Ukrainian military personnel

Major General Vasyl Mykolayovych Osypchuk (Ukrainian: Василь Миколайович Осипчук; born in 1969), is a Ukrainian army officer who had been the acting commander of the Operational Command North in 2019.

He had also been the deputy commander of the forces of the Operational Command North of the Ground Forces of the Armed Forces of Ukraine, as a participant in the Russo-Ukrainian War. He is currently ranked as a Major General.

==Biography==

Vasyl Osypchuk was born in 1969.

He graduated from a military school back in the Soviet Union.

After the annexation of Crimea and the start of hostilities in the Donbas, he volunteered for the Military Commissariat and later headed the 10th Territorial Defense Battalion in the Zhytomyr Oblast.

In his interview, he view on the entire war changed after the Euromaidan, implying that "the army as such was almost gone, people with acquaintances were growing in positions. In order to have a career, you had to earn a living. I didn't want that."

In mid-July 2014, Osypchuk and his unit went to defend the demarcation line with Crimea in the Kherson Oblast. And in the winter of 2015, he found himself in the ATO zone.
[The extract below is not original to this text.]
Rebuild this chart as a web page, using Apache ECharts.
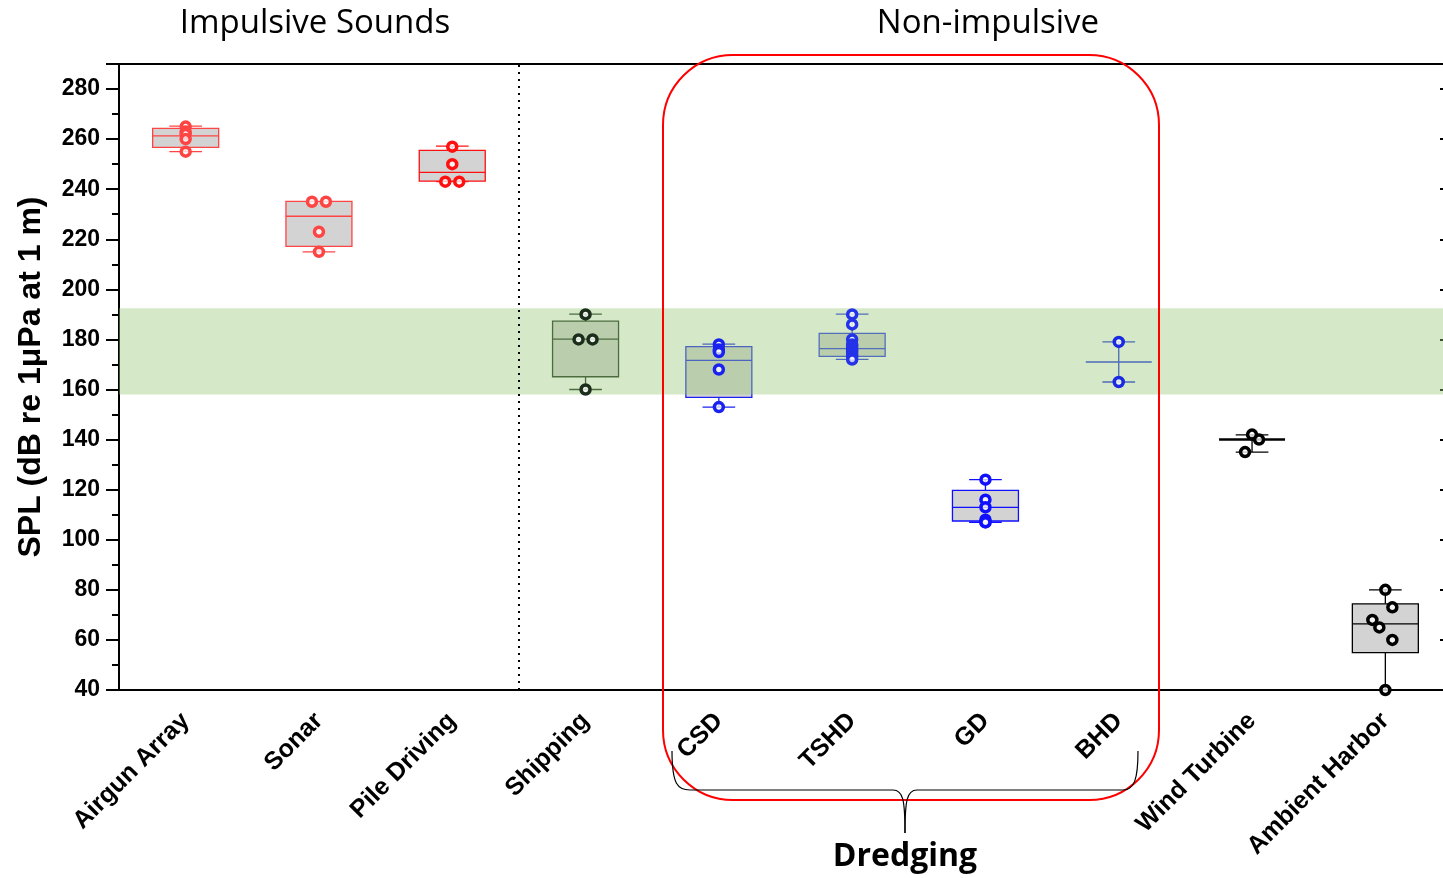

Subsequently, in the same year, the 59th separate motorized infantry brigade was formed on the base of the battalion, led by Osypchuk.

On 7 July 2018, Osypchuk was the deputy commander of the Operational Command North of the Ground Forces of the Armed Forces of Ukraine.

On 3 May 2019, by presidential decree, Osypchuk was promoted to major general of the Armed Forces of Ukraine.

From August to December 2019, he was the acting commander of the Operational Command North.